Monday, March 26, 2012

boasting.

I was convicted yesterday by a message I heard about boasting.  If you have the time, I encourage you to listen: http://www.redeemerkansascity.org/sermons/wisdom-folly-boasting/

I've been allowing myself to feel overwhelmed recently, getting completely caught up in school and feeling like a total failure when my efforts don't translate to favorable results.  I've been frustrated with friendships, experiencing insecurity when it seems like people are too busy or have moved on to other friends.

So I've been overwhelmed; frustrated.  I've been tired.  Self-pitying.

And then it hit me yesterday.  I've been trying really hard to have something to boast in.  Attaching my worth to school or friendships, hoping that through them I would find value.  I'd find something to feel good about.

It doesn't feel like boasting when things aren't going your way.  It feels like rock-bottom.  But the truth is, if I had been doing well in these areas of my life, what would be coming through in my attitude would be pride.  Both self-deprecation and pride stem from a heart that desires to boast in its own value, achievements, etc.  And both are futile.  Both lead to emptiness, disappointment, a wrong view of self, and a wrong view of God.

Boasting is "that of which one glories or can glory".  Here's the beautiful truth I was reminded of yesterday: I have nothing of my own to glory in.  All boasting ought to be for the One who is infinitely glorious and who ALONE is worthy.  He has given us everything in Christ.  ALL glory is due to His name.  So let the one who boasts, boast in the Lord!

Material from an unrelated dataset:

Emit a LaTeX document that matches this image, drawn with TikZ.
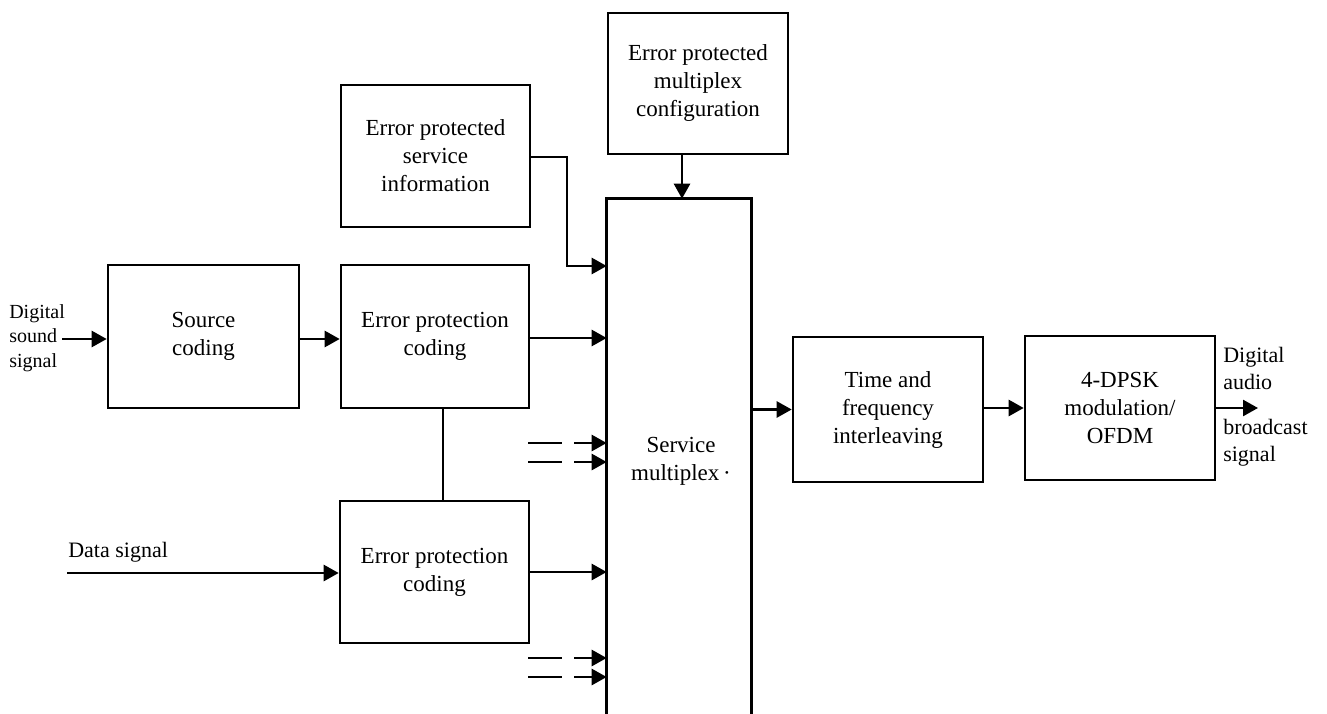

"For consider your calling, brothers: not many of you were wise according to worldly standards, not many were powerful, not many were of noble birth. But God chose what is foolish in the world to shame the wise; God chose what is weak in the world to shame the strong; God chose what is low and despised in the world, even things that are not, to bring to nothing things that are, so that no human being might boast in the presence of God. And because of him you are in Christ Jesus, who became to us wisdom from God, righteousness and sanctification and redemption, so that, as it is written, “Let the one who boasts, boast in the Lord.”

(1 Corinthians 1:26-31 ESV)

Wednesday, March 14, 2012

growing pains.

For the past few months, I have been experiencing growing pains.

I'm not talking about the physical sense of the term; my body doesn't ache as my muscles are stretching and growing.  In fact, I think my last growth spurt happened in middle school.

What I am, however, referring to I think is a very accurate description of how I've been thinking/feeling recently.

It's interesting-- I've been noticing that the longer a person walks with Christ, the more sinfulness in them is revealed.  I am more aware of my sin this year than I ever have been, and yet I know that even now I don't fully comprehend the depths of that sinfulness.

The word sanctification has been on my mind as of late.  To sanctify is "to make holy".  After a person has been justified by repenting and believing Christ's death and resurrection, they are saved from the penalty of sin.  Christ's righteousness is on them and the Father sees them as holy.  However, sin is still present in our lives until we stand before God in heaven.  Therefore, sanctification is the process by which we walk with God, seek him, love him, praise him, and learn to delight in obedience to him.

When you put it in those terms, it is easy to romanticize.  I've been guilty of rationalizing that if life with Christ isn't great and wonderful, it isn't worth the effort.  But the truth is, growing pains are often (if not always) part of the process.  I have to be broken of sin and self over and over and over again before I can see God's goodness, before I can delight in his presence.  Before he can change me into his likeness.

As I said before, so much of my sinful nature has been revealed to me recently.  It's overwhelming.  It's convicting.  It's hard.  But if that is what it takes to draw me nearer to my God, (and it IS), then growing pains are worthwhile.  Stretching is required, but growing comes as a result.  That is something to rejoice in.


"What then? Are we to sin because we are not under law but under grace? By no means! Do you not know that if you present yourselves to anyone as obedient slaves, you are slaves of the one whom you obey, either of sin, which leads to death, or of obedience, which leads to righteousness? But thanks be to God, that you who were once slaves of sin have become obedient from the heart to the standard of teaching to which you were committed, and, having been set free from sin, have become slaves of righteousness. I am speaking in human terms, because of your natural limitations. For just as you once presented your members as slaves to impurity and to lawlessness leading to more lawlessness, so now present your members as slaves to righteousness leading to sanctification.
For when you were slaves of sin, you were free in regard to righteousness. But what fruit were you getting at that time from the things of which you are now ashamed? For the end of those things is death. But now that you have been set free from sin and have become slaves of God, the fruit you get leads to sanctification and its end, eternal life. For the wages of sin is death, but the free gift of God is eternal life in Christ Jesus our Lord."